■ **OBJECTIVE**
Your task is to transcribe all of the data below exactly, omitting the images.

---------- DATA SECTION

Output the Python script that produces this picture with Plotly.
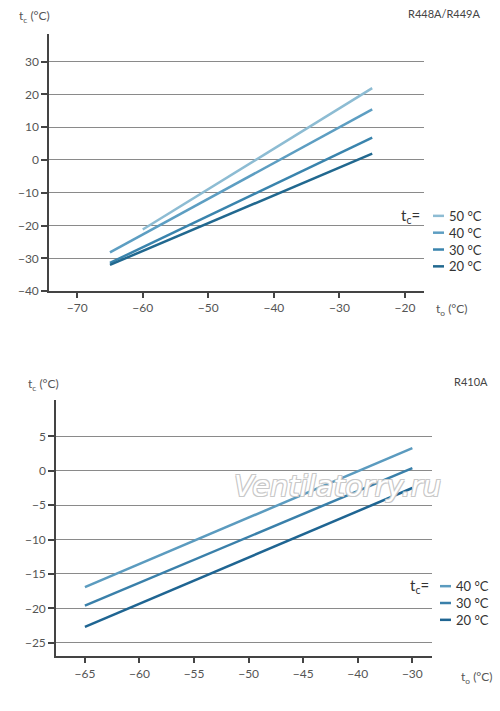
import plotly.graph_objects as go

W, H = 500, 711
FONT = "Lato"

# R448A/R449A
top_labels = ["50 °C", "40 °C", "30 °C", "20 °C"]
top_colors = ["#8dbcd3", "#5d9ec2", "#3a84ad", "#21688f"]
top_to = [[-60, -25], [-65, -25], [-65, -25], [-65, -25]]
top_tc = [[-21.2, 21.9], [-28.2, 15.4], [-31.4, 6.8], [-32.0, 1.9]]
top_xticks = [-70, -60, -50, -40, -30, -20]
top_yticks = [-40, -30, -20, -10, 0, 10, 20, 30]

# R410A
bot_labels = ["40 °C", "30 °C", "20 °C"]
bot_colors = ["#5b9bbf", "#3a80aa", "#1f6592"]
bot_to = [[-65, -35], [-65, -35], [-65, -35]]  # last tick is printed "-30" in the source
bot_tc = [[-16.9, 3.3], [-19.6, 0.4], [-22.7, -2.5]]
bot_xticks = [-65, -60, -55, -50, -45, -40, -35]
bot_xtext = ["−65", "−60", "−55", "−50", "−45", "−40", "−30"]
bot_yticks = [-25, -20, -15, -10, -5, 0, 5]


def px(x, y):
    return x / W, 1 - y / H


fig = go.Figure()

for lab, col, xs, ys in zip(top_labels, top_colors, top_to, top_tc):
    fig.add_trace(go.Scatter(x=xs, y=ys, mode="lines", name=lab,
                             line=dict(color=col, width=2.5),
                             xaxis="x", yaxis="y"))
for lab, col, xs, ys in zip(bot_labels, bot_colors, bot_to, bot_tc):
    fig.add_trace(go.Scatter(x=xs, y=ys, mode="lines", name=lab,
                             line=dict(color=col, width=2.5),
                             xaxis="x2", yaxis="y2"))

axis_font = dict(family=FONT, size=12, color="#555")
xstyle = dict(showline=True, linecolor="#444", linewidth=1.5, ticks="outside",
              ticklen=5, tickcolor="#444", tickwidth=1.5, showgrid=False,
              zeroline=False, tickfont=axis_font, fixedrange=True)
ystyle = dict(showline=True, linecolor="#444", linewidth=1.5, ticks="outside",
              ticklen=6, tickcolor="#444", tickwidth=1.5, showgrid=True,
              gridcolor="#8a8a8a", gridwidth=1.3, zeroline=False,
              tickfont=axis_font, fixedrange=True)

fig.update_layout(
    width=W, height=H,
    margin=dict(l=0, r=0, t=0, b=0),
    paper_bgcolor="white", plot_bgcolor="white",
    showlegend=False,
    font=dict(family=FONT, color="#444"),
    xaxis=dict(xstyle, domain=[49 / W, 424 / W], range=[-74.3, -17.1],
               tickvals=top_xticks, anchor="y"),
    yaxis=dict(ystyle, domain=[1 - 294 / H, 1 - 34 / H], range=[-40, 38.5],
               tickvals=top_yticks, anchor="x"),
    xaxis2=dict(xstyle, domain=[56 / W, 432 / W], range=[-67.65, -33.2],
                tickvals=bot_xticks, ticktext=bot_xtext, anchor="y2"),
    yaxis2=dict(ystyle, domain=[1 - 663 / H, 1 - 404 / H], range=[-27, 10.3],
                tickvals=bot_yticks, anchor="x2"),
)

ann = []
def text(x, y, s, size=12, xanchor="left", color="#555"):
    ax, ay = px(x, y)
    ann.append(dict(x=ax, y=ay, xref="paper", yref="paper", text=s,
                    showarrow=False, xanchor=xanchor, yanchor="middle",
                    font=dict(family=FONT, size=size, color=color)))

# titles and axis names
text(482, 14, "R448A/R449A", 11, "right", "#444")
text(490, 385, "R410A", 11, "right", "#444")
text(17, 17, "t<sub>c</sub> (°C)", 12)
text(26, 388, "t<sub>c</sub> (°C)", 12)
text(434, 313, "t<sub>o</sub> (°C)", 12)
text(459, 684, "t<sub>o</sub> (°C)", 12)

# hand-made legends
shapes = []
def legend(x0, y0, labels, colors, lx):
    text(lx, y0, "t<sub>c</sub>=", 15, "right", "#333")
    for i, (lab, col) in enumerate(zip(labels, colors)):
        y = y0 + i * 17
        sx0, sy = px(x0, y)
        sx1, _ = px(x0 + 11, y)
        shapes.append(dict(type="line", xref="paper", yref="paper",
                           x0=sx0, x1=sx1, y0=sy, y1=sy,
                           line=dict(color=col, width=2.5)))
        text(x0 + 14, y, lab, 13, "left", "#333")

legend(433, 218, top_labels, top_colors, 422)
legend(440, 592, bot_labels, bot_colors, 431)

# watermark
wx, wy = px(337, 491)
ann.append(dict(x=wx, y=wy, xref="paper", yref="paper", text="Ventilatorry.ru",
                showarrow=False, xanchor="center", yanchor="middle",
                font=dict(family="DejaVu Sans", size=29, color="white",
                          style="italic",
                          shadow="-1px -1px 0 #c8c8c8, 1px -1px 0 #c8c8c8, -1px 1px 0 #c8c8c8, 1px 1px 0 #c8c8c8")))

fig.update_layout(annotations=ann, shapes=shapes)

fig.write_html("out.html", config={"displayModeBar": False},
               post_script="document.body.style.margin='0';")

--------------------

■ **EXERCISE OUTPUT**
Output the Python script that produces this picture with Plotly.
import plotly.graph_objects as go

W, H = 500, 711
FONT = "Lato"

# R448A/R449A
top_labels = ["50 °C", "40 °C", "30 °C", "20 °C"]
top_colors = ["#8dbcd3", "#5d9ec2", "#3a84ad", "#21688f"]
top_to = [[-60, -25], [-65, -25], [-65, -25], [-65, -25]]
top_tc = [[-21.2, 21.9], [-28.2, 15.4], [-31.4, 6.8], [-32.0, 1.9]]
top_xticks = [-70, -60, -50, -40, -30, -20]
top_yticks = [-40, -30, -20, -10, 0, 10, 20, 30]

# R410A
bot_labels = ["40 °C", "30 °C", "20 °C"]
bot_colors = ["#5b9bbf", "#3a80aa", "#1f6592"]
bot_to = [[-65, -35], [-65, -35], [-65, -35]]  # last tick is printed "-30" in the source
bot_tc = [[-16.9, 3.3], [-19.6, 0.4], [-22.7, -2.5]]
bot_xticks = [-65, -60, -55, -50, -45, -40, -35]
bot_xtext = ["−65", "−60", "−55", "−50", "−45", "−40", "−30"]
bot_yticks = [-25, -20, -15, -10, -5, 0, 5]


def px(x, y):
    return x / W, 1 - y / H


fig = go.Figure()

for lab, col, xs, ys in zip(top_labels, top_colors, top_to, top_tc):
    fig.add_trace(go.Scatter(x=xs, y=ys, mode="lines", name=lab,
                             line=dict(color=col, width=2.5),
                             xaxis="x", yaxis="y"))
for lab, col, xs, ys in zip(bot_labels, bot_colors, bot_to, bot_tc):
    fig.add_trace(go.Scatter(x=xs, y=ys, mode="lines", name=lab,
                             line=dict(color=col, width=2.5),
                             xaxis="x2", yaxis="y2"))

axis_font = dict(family=FONT, size=12, color="#555")
xstyle = dict(showline=True, linecolor="#444", linewidth=1.5, ticks="outside",
              ticklen=5, tickcolor="#444", tickwidth=1.5, showgrid=False,
              zeroline=False, tickfont=axis_font, fixedrange=True)
ystyle = dict(showline=True, linecolor="#444", linewidth=1.5, ticks="outside",
              ticklen=6, tickcolor="#444", tickwidth=1.5, showgrid=True,
              gridcolor="#8a8a8a", gridwidth=1.3, zeroline=False,
              tickfont=axis_font, fixedrange=True)

fig.update_layout(
    width=W, height=H,
    margin=dict(l=0, r=0, t=0, b=0),
    paper_bgcolor="white", plot_bgcolor="white",
    showlegend=False,
    font=dict(family=FONT, color="#444"),
    xaxis=dict(xstyle, domain=[49 / W, 424 / W], range=[-74.3, -17.1],
               tickvals=top_xticks, anchor="y"),
    yaxis=dict(ystyle, domain=[1 - 294 / H, 1 - 34 / H], range=[-40, 38.5],
               tickvals=top_yticks, anchor="x"),
    xaxis2=dict(xstyle, domain=[56 / W, 432 / W], range=[-67.65, -33.2],
                tickvals=bot_xticks, ticktext=bot_xtext, anchor="y2"),
    yaxis2=dict(ystyle, domain=[1 - 663 / H, 1 - 404 / H], range=[-27, 10.3],
                tickvals=bot_yticks, anchor="x2"),
)

ann = []
def text(x, y, s, size=12, xanchor="left", color="#555"):
    ax, ay = px(x, y)
    ann.append(dict(x=ax, y=ay, xref="paper", yref="paper", text=s,
                    showarrow=False, xanchor=xanchor, yanchor="middle",
                    font=dict(family=FONT, size=size, color=color)))

# titles and axis names
text(482, 14, "R448A/R449A", 11, "right", "#444")
text(490, 385, "R410A", 11, "right", "#444")
text(17, 17, "t<sub>c</sub> (°C)", 12)
text(26, 388, "t<sub>c</sub> (°C)", 12)
text(434, 313, "t<sub>o</sub> (°C)", 12)
text(459, 684, "t<sub>o</sub> (°C)", 12)

# hand-made legends
shapes = []
def legend(x0, y0, labels, colors, lx):
    text(lx, y0, "t<sub>c</sub>=", 15, "right", "#333")
    for i, (lab, col) in enumerate(zip(labels, colors)):
        y = y0 + i * 17
        sx0, sy = px(x0, y)
        sx1, _ = px(x0 + 11, y)
        shapes.append(dict(type="line", xref="paper", yref="paper",
                           x0=sx0, x1=sx1, y0=sy, y1=sy,
                           line=dict(color=col, width=2.5)))
        text(x0 + 14, y, lab, 13, "left", "#333")

legend(433, 218, top_labels, top_colors, 422)
legend(440, 592, bot_labels, bot_colors, 431)

# watermark
wx, wy = px(337, 491)
ann.append(dict(x=wx, y=wy, xref="paper", yref="paper", text="Ventilatorry.ru",
                showarrow=False, xanchor="center", yanchor="middle",
                font=dict(family="DejaVu Sans", size=29, color="white",
                          style="italic",
                          shadow="-1px -1px 0 #c8c8c8, 1px -1px 0 #c8c8c8, -1px 1px 0 #c8c8c8, 1px 1px 0 #c8c8c8")))

fig.update_layout(annotations=ann, shapes=shapes)

fig.write_html("out.html", config={"displayModeBar": False},
               post_script="document.body.style.margin='0';")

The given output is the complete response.